A pact with the Devil commonly contains clauses that allow the devil to quibble over what he grants, and equally commonly, the maker of the pact finds a quibble to escape the bargain.

In Norse mythology, Loki, having bet his head with Brokk and lost, forbids Brokk to take any part of his neck, saying he had not bet it; to avenge himself Brokk instead sews Loki's lips shut.

When the hero of the Child ballad The Lord of Lorn and the False Steward is forced to trade places with an impostor and swear never to reveal the truth to anyone, he tells his story to a horse while he knows that the heroine is eavesdropping. In the similar fairy tale The Goose Girl, the princess pours out her story to an iron stove, unaware that the king is listening.

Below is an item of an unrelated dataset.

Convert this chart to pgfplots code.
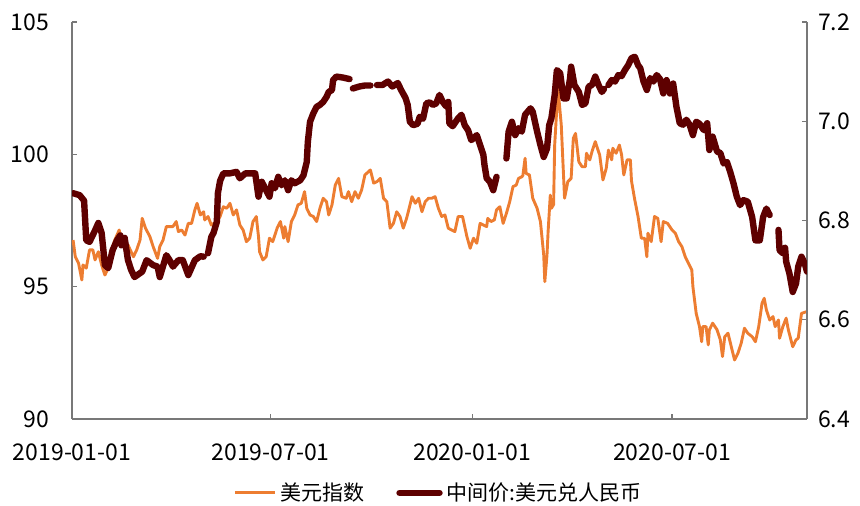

When Croesus consulted the Pythia, he was told that going to war with Cyrus the Great would destroy a great empire. Croesus assumed that the seer meant that the Persian Empire would be destroyed and Croesus would triumph. He proceeded to attack the Persians, believing victory was assured. In the end, however, the Persians were victorious, and the empire destroyed was not Cyrus's but Croesus's.

In The Lord of the Rings, the Elf Glorfindel's prophecy states that "not by the hand of man will the Witch-king of Angmar fall." The Witch-king is slain by Éowyn, a woman, during the battle of the Pelennor Fields. She is aided by Merry, a male hobbit who distracted him by stabbing him with a Númenorean blade, as the Ringwraiths are harmed by such swords.

In Terry Pratchett's Moving Pictures, a book is said to inflict terrible fates on any man opening it, but causes only mild annoyance to the Librarian, who is in fact an orangutan.